Description
Kosovo is a frontier society where two Balkan nations, Albanian and Serb, as well as two religions, Islam and Christianity, clash. This rift has often been perceived as a hard and fast line of division, but the area also has a history of co-existence across these boundaries, through cultural contact, religious exchange and conversion. The tension between conflict and symbiosis lies at the core of this text, which contains seven case studies of various ethnic and religious groups, each of which examines how religion — Islam, Roman Catholicism or Eastern Orthodox — shapes their efforts to construct or reconstruct their identities. Although the focus is on Kosovo, the scope is much wider, covering developments in Croatia, Bosnia, Albania, Macedonia and Serbia as well. The author challenges the idea that Balkan conflicts are evolving around clear-cut and fixed ethno-religious groups.
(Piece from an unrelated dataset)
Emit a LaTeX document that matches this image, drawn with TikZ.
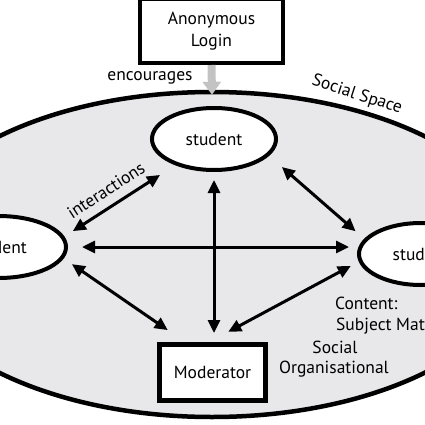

The ethnographic evidence shows that Balkan identities are full of ambiguities, caused by processes of conversion, dissimulation and other forms of manipulation, which are seen as important survival strategies in conditions of endemic violence and insecurity.
Reviews
‘a fascinating and timely study of religious practices and beliefs, and their interaction with the modern politics of nationalism, in Kosovo. […] a valuable contribution to a field in which scholarly interest is rapidly growing, but for which the literature […] has hitherto been, at best, patchy.’ — Noel Malcolm
Author(s)
Ger Duijzings is lecturer in Serbian and Croatian Studies at the School of Slavonic and East European Studies at the University of London.